Wilfred would also sit idly in the pews during Mass while others got up to accept the Eucharist. He wasn’t Catholic either. For some reason this similarity had mattered to Rhonda. It had been a factor in making her listen rather than walk away when he’d come up to her in the library and said more disgusting things, whispering in her ear what he wanted to do to her in the back stairwell or the boys’ bathroom on the third floor. It had influenced her when she’d called him Wolf, which she’d never done before, and told him to meet her here instead.
“No, I know where,” she told him now.
Strong light poured in through all the stained glass windows, as if the sun were a fiery ring surrounding them. They made their way down the central aisle.
“Don’t worry about anyone coming in,” Wilfred said. His friend Juan, an altar boy, had assured him.
“I’m not worried,” Rhonda said. She turned and maneuvered her body along the pew that led to the window of the Good Shepherd. Like the other features of the church, it was brightly lit in a grotesque way.

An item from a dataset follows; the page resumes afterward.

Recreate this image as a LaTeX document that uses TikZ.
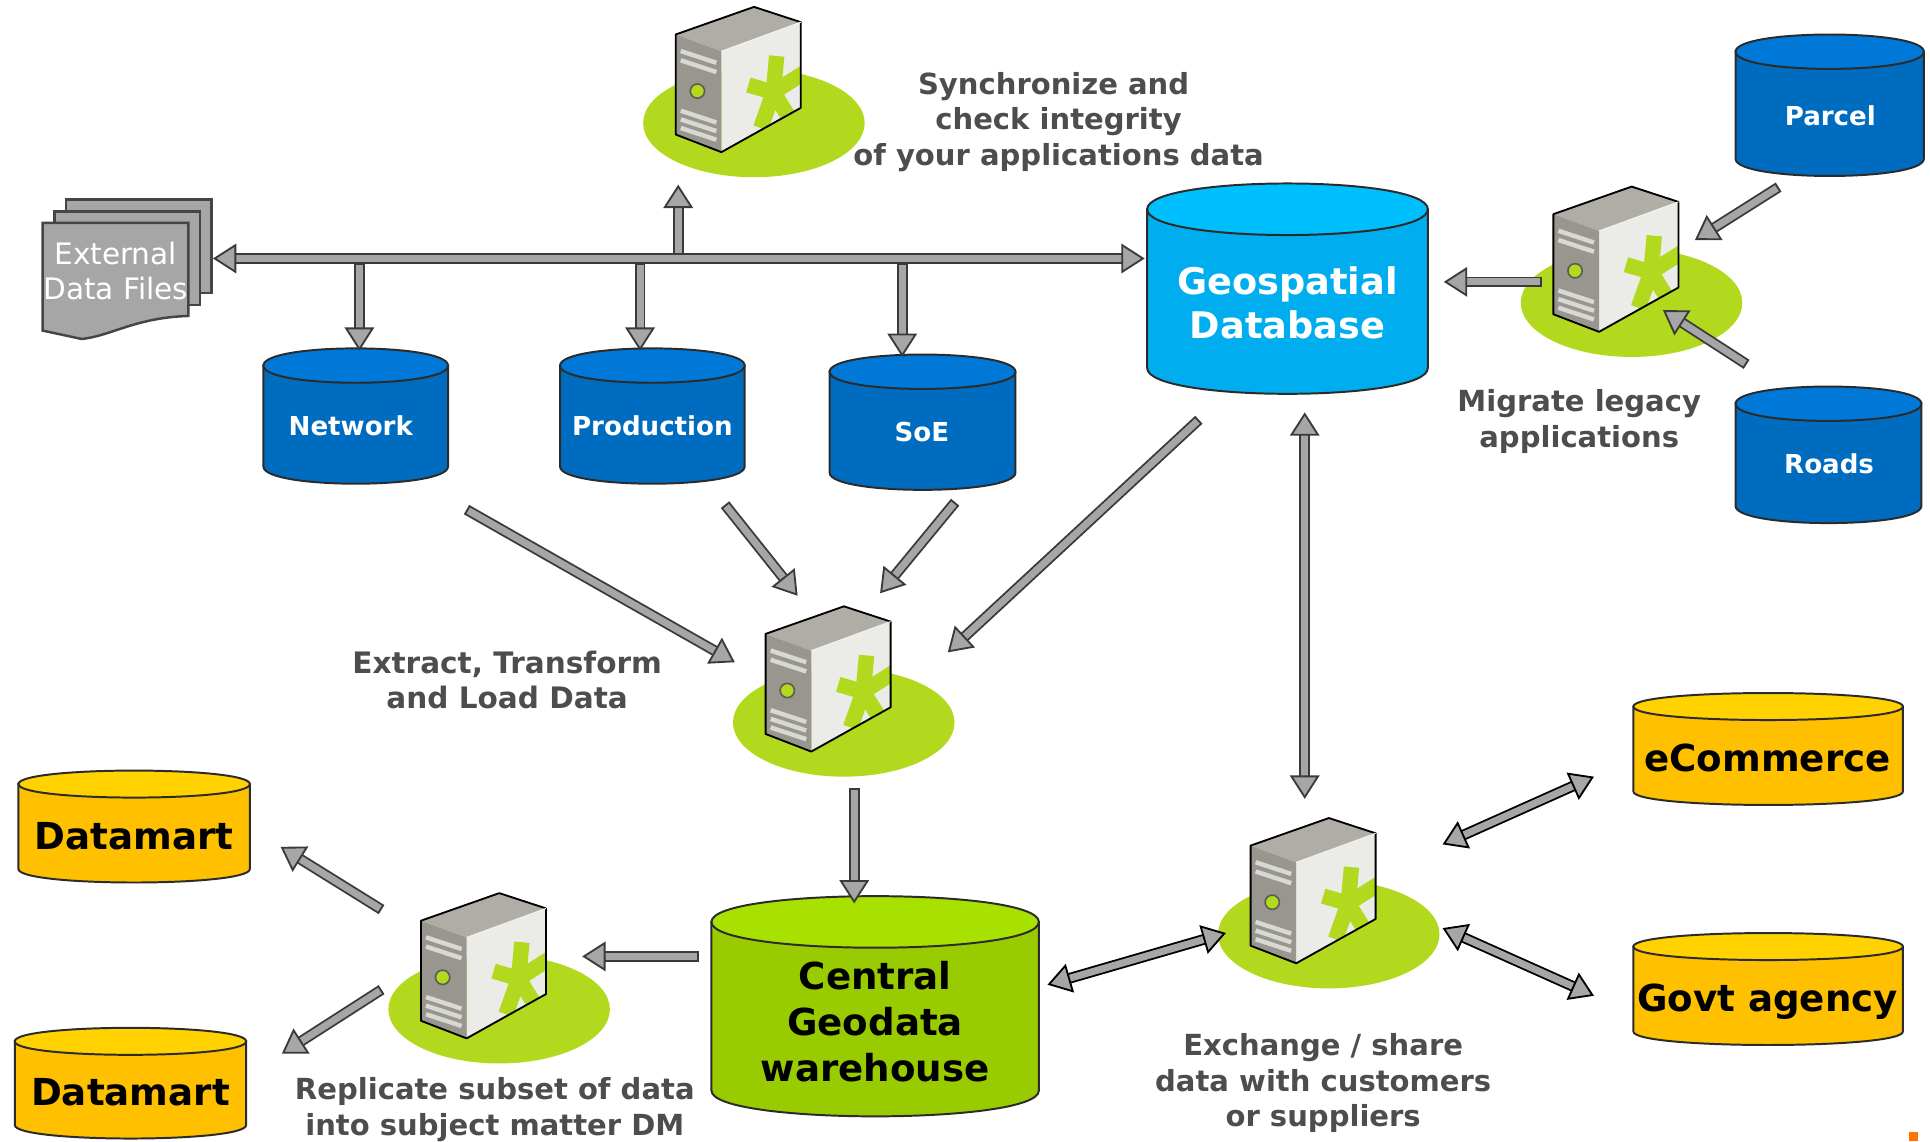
\documentclass[tikz,border=0pt]{standalone}
\usepackage{fontspec}
\setmainfont{DejaVu Sans}
\usetikzlibrary{arrows.meta,calc}
\definecolor{outl}{HTML}{2B2B2B}
\definecolor{arrowgray}{HTML}{A6A6A6}
\definecolor{arrowedge}{HTML}{3A3A3A}
\definecolor{docedge}{HTML}{454545}
\definecolor{txtgray}{HTML}{4D4D4D}
\definecolor{blueT}{HTML}{0078D7}
\definecolor{blueB}{HTML}{006CBF}
\definecolor{skyT}{HTML}{00BFFF}
\definecolor{skyB}{HTML}{00AEEF}
\definecolor{yelT}{HTML}{FFD200}
\definecolor{yelB}{HTML}{FFC000}
\definecolor{grnT}{HTML}{A8E000}
\definecolor{grnB}{HTML}{99CC00}
\definecolor{lime}{HTML}{B2D91E}
\definecolor{srvTop}{HTML}{B0ADA6}
\definecolor{srvLeft}{HTML}{98968F}
\definecolor{srvRight}{HTML}{EBEBE8}
\definecolor{srvVent}{HTML}{D8D8D4}
\tikzset{
 x=1pt,y=-1pt,
 headtip/.tip={Triangle[length=19pt,width=24pt,fill=arrowgray,line width=1.5pt]},
 tailtip/.tip={Bar[width=8.7pt,line width=1.5pt]},
 flow/.style={draw=#1,line width=1.5pt,double=arrowgray,double distance=5.7pt,line join=miter},
 oneway/.style={flow=#1,{tailtip}-{headtip}},
 twoway/.style={flow=#1,{headtip}-{headtip}},
 caption/.style={font=\fontsize{23.6}{29}\selectfont\bfseries,text=txtgray,align=center,inner sep=0pt},
 dbwhite/.style={font=\fontsize{21.2}{26}\selectfont\bfseries,text=white,align=center,inner sep=0pt},
 dbbig/.style={font=\fontsize{29.8}{36}\selectfont\bfseries,text=white,align=center,inner sep=0pt},
 dbblack/.style={font=\fontsize{30.2}{37}\selectfont\bfseries,text=black,align=center,inner sep=0pt},
 docsheet/.style={draw=docedge,fill=arrowgray,line width=2pt,line join=miter},
 docfont/.style={font=\fontsize{24}{28}\selectfont,text=white,align=center,inner sep=0pt},
}
% left x, right x, y of top rim centre, y of bottom rim centre, rim radius, top colour, body colour
\newcommand\dbcyl[7]{%
 \path[fill=#7,draw=outl,line width=1.6pt] (#1,#3) -- (#1,#4) .. controls (#1,#4+1.33*#5) and (#2,#4+1.33*#5) .. (#2,#4) -- (#2,#3) -- cycle;
 \path[fill=#6,draw=outl,line width=1.6pt] (#1,#3) .. controls (#1,#3+1.33*#5) and (#2,#3+1.33*#5) .. (#2,#3) .. controls (#2,#3-1.33*#5) and (#1,#3-1.33*#5) .. (#1,#3) -- cycle;
}
\newcommand\srv[2]{%
 \begin{scope}[shift={(#1,#2)}]
 \fill[lime] (63.5,72) ellipse [x radius=90,y radius=44];
 \fill[srvRight] (37.1,13.6) -- (101.6,-10) -- (101.6,59.6) -- (37.1,95.6) -- cycle;
 \begin{scope}
  \clip (37.1,13.6) -- (101.6,-10) -- (101.6,59.6) -- (37.1,95.6) -- cycle;
  \fill[lime] (79.3,47) circle [radius=9];
  \draw[lime,line width=12.5pt] (79.3,47) -- (82,17.5) (79.3,47) -- (106,30) (79.3,47) -- (95,72) (79.3,47) -- (69,76) (79.3,47) -- (59,41);
 \end{scope}
 \fill[srvTop] (0,0) -- (63.6,-22.4) -- (101.6,-10) -- (37.1,13.6) -- cycle;
 \fill[srvLeft] (0,0) -- (37.1,13.6) -- (37.1,95.6) -- (0,81.3) -- cycle;
 \draw[srvVent,line width=3.6pt]
   (4.1,13.5) -- (33,23) (4.1,21) -- (33,30.5)
   (4.1,62) -- (33,71.5) (4.1,69) -- (33,78.5) (4.1,76) -- (33,85.5);
 \draw[fill=lime,draw=srvLeft!60!black,line width=1.3pt] (17.6,46) circle [radius=5.8];
 \draw[black,line width=1.5pt,line join=round] (0,0) -- (63.6,-22.4) -- (101.6,-10) -- (101.6,59.6) -- (37.1,95.6) -- (0,81.3) -- cycle;
 \draw[srvRight!60!white,line width=.8pt] (37.1,13.6) -- (101.6,-10);
 \end{scope}}
\begin{document}
\begin{tikzpicture}
\useasboundingbox (0,0) rectangle (1568,927);
% ---- servers
\srv{549}{28}
\srv{1262}{174}
\srv{622}{515}
\srv{1016}{687}
\srv{342}{748}
% ---- external files
\draw[docsheet] (53.6,162) rectangle (172,238);
\draw[docsheet] (44.4,171.7) rectangle (162.5,247.8);
\draw[docsheet] (34.7,181) -- (153,181) -- (153,256.7) .. controls (110,258) and (90,273) .. (66.4,275.4) -- (34.7,268.6) -- cycle;
\node[docfont] (files) at (94,220) {External\\Data Files};
% ---- databases
\dbcyl{1410}{1563}{42}{129}{14}{blueT}{blueB}
\dbcyl{1410}{1561}{328}{411}{14}{blueT}{blueB}
\dbcyl{932}{1160}{170}{299}{21}{skyT}{skyB}
\dbcyl{214}{364}{297}{379}{14}{blueT}{blueB}
\dbcyl{455}{605}{297}{379}{14}{blueT}{blueB}
\dbcyl{674}{825}{302}{384}{14}{blueT}{blueB}
\dbcyl{15}{203}{637}{706}{11}{yelT}{yelB}
\dbcyl{12}{200}{846}{914}{11}{yelT}{yelB}
\dbcyl{1327}{1546}{574}{643}{11}{yelT}{yelB}
\dbcyl{1327}{1546}{769}{838}{11}{yelT}{yelB}
\dbcyl{578}{844}{749}{886}{21}{grnT}{grnB}
\node[dbwhite] (parcel) at (1487,94) {Parcel};
\node[dbwhite] (roads) at (1486,377) {Roads};
\node[dbbig] (geo) at (1046,246) {Geospatial\\Database};
\node[dbwhite] (network) at (285,346) {Network};
\node[dbwhite] (production) at (530,346) {Production};
\node[dbwhite] (soe) at (749,351) {SoE};
\node[dbblack] (dm1) at (109,679) {Datamart};
\node[dbblack] (dm2) at (106,887) {Datamart};
\node[dbblack] (ecom) at (1436,616) {eCommerce};
\node[dbblack] (govt) at (1436,814) {Govt agency};
\node[dbblack] (central) at (711,830) {Central\\Geodata\\warehouse};
% ---- captions
\node[caption] (sync) at (860,99) {Synchronize and\hspace*{8pt}\\check integrity\hspace*{8pt}\\of your applications data};
\node[caption] (mig) at (1283,342.5) {Migrate legacy\\applications};
\node[caption,font=\fontsize{24}{29}\selectfont\bfseries] (etl) at (412,552.5) {Extract, Transform\\and Load Data};
\node[caption] (xch) at (1075,880) {Exchange / share\\data with customers\\or suppliers};
\node[caption] (rep) at (402,901.5) {Replicate subset of data\\into subject matter DM};
% ---- connector ends
\coordinate (busL) at (173,210); \coordinate (busR) at (930,210);
\coordinate (upA) at (551,207); \coordinate (upB) at (551,150);
\coordinate (d1A) at (292,214); \coordinate (d1B) at (292,285);
\coordinate (d2A) at (520,214); \coordinate (d2B) at (520,285);
\coordinate (d3A) at (733,214); \coordinate (d3B) at (733,290);
\coordinate (m1A) at (1253,229); \coordinate (m1B) at (1173,229);
\coordinate (m2A) at (1445,152); \coordinate (m2B) at (1377,195);
\coordinate (m3A) at (1419,296); \coordinate (m3B) at (1351,252);
\coordinate (e1A) at (379,414); \coordinate (e1B) at (597,538);
\coordinate (e2A) at (589,410); \coordinate (e2B) at (648,484);
\coordinate (e3A) at (776,408); \coordinate (e3B) at (715,482);
\coordinate (e4A) at (974,341); \coordinate (e4B) at (770,530);
\coordinate (gxA) at (1060,335); \coordinate (gxB) at (1060,649);
\coordinate (lwA) at (694,640); \coordinate (lwB) at (694,734);
\coordinate (wrA) at (568,777); \coordinate (wrB) at (473,777);
\coordinate (r1A) at (310,739); \coordinate (r1B) at (228,688);
\coordinate (r2A) at (310,804); \coordinate (r2B) at (229,856);
\coordinate (x1A) at (851,800); \coordinate (x1B) at (996,758);
\coordinate (x2A) at (1172,686); \coordinate (x2B) at (1295,631);
\coordinate (x3A) at (1172,754); \coordinate (x3B) at (1295,809);
% ---- connectors
\draw[oneway=arrowedge] (upA) -- (upB);
\draw[oneway=arrowedge] (d1A) -- (d1B);
\draw[oneway=arrowedge] (d2A) -- (d2B);
\draw[oneway=arrowedge] (d3A) -- (d3B);
\draw[twoway=arrowedge] (busL) -- (busR);
\draw[oneway=arrowedge] (m1A) -- (m1B);
\draw[oneway=arrowedge] (m2A) -- (m2B);
\draw[oneway=arrowedge] (m3A) -- (m3B);
\draw[oneway=arrowedge] (e1A) -- (e1B);
\draw[oneway=arrowedge] (e2A) -- (e2B);
\draw[oneway=arrowedge] (e3A) -- (e3B);
\draw[oneway=arrowedge] (e4A) -- (e4B);
\draw[twoway=arrowedge] (gxA) -- (gxB);
\draw[oneway=arrowedge] (lwA) -- (lwB);
\draw[oneway=arrowedge] (wrA) -- (wrB);
\draw[oneway=arrowedge] (r1A) -- (r1B);
\draw[oneway=arrowedge] (r2A) -- (r2B);
\draw[twoway=black] (x1A) -- (x1B);
\draw[twoway=black] (x2A) -- (x2B);
\draw[twoway=black] (x3A) -- (x3B);
% ---- corner mark
\fill[orange!90!red] (1551,920) rectangle (1558,927);
\end{tikzpicture}
\end{document}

“Here?” Wilfred chuckled. He was standing behind her, close.
She turned for a moment and saw him looking up at the stained glass. In her mind, she repeated the line from her invented prayer: You are one God in many authorities, come to judge the living and the dead …
“You want me to kiss you or something?” he said.
The folds in the Shepherd’s red and white robe were dense black lines, and his left arm, holding the staff, emerged out of pure darkness. In his other arm, the lamb was small and starkly white, with the elongated face of a pouting child.
“I know you don’t want to do that,” she said.
As Wilfred’s hands undid the buttons of her shirt and hastily pulled her breasts from the cups of her bra, she was captivated by the background, which she hadn’t taken notice of before. I believed these and all the lies … The landscape and sky were both rendered in wavelike sections. It was hard to tell where the land ended and the sky began, and the variety of colors—orchid, brass, royal blue, rose, crimson, and aquamarine—made Rhonda think of a terrible, unpredictable storm.
Wilfred’s hands grabbed and slid across the folds of her stomach while she studied the disk of light around the Shepherd’s head. He touched her back and she leaned toward the window, resting her elbows on the tops of the pews. She saw that tiny pearls described the entire curve of the Shepherd’s nimbus. His skin was white, almost as white as the lamb’s wool, but it was the eyes she was most interested in. As Wilfred’s hands fumbled under her skirt, Rhonda thought of her mother and Father Grancher. Your authority deceives and must be deceived … She leaned even closer and tried to find the Shepherd’s eyes underneath his lids, hoping to feel something real and blatant and sharp, much more than she’d managed to feel or convey with her old prayers, something the Shepherd’s downcast eyes couldn’t ignore.
Before Wolf reached for the wrought iron handles he knew the doors would be locked. He’d had a glimmer of hope because the gate was open, but as he’d suspected, the church was inaccessible.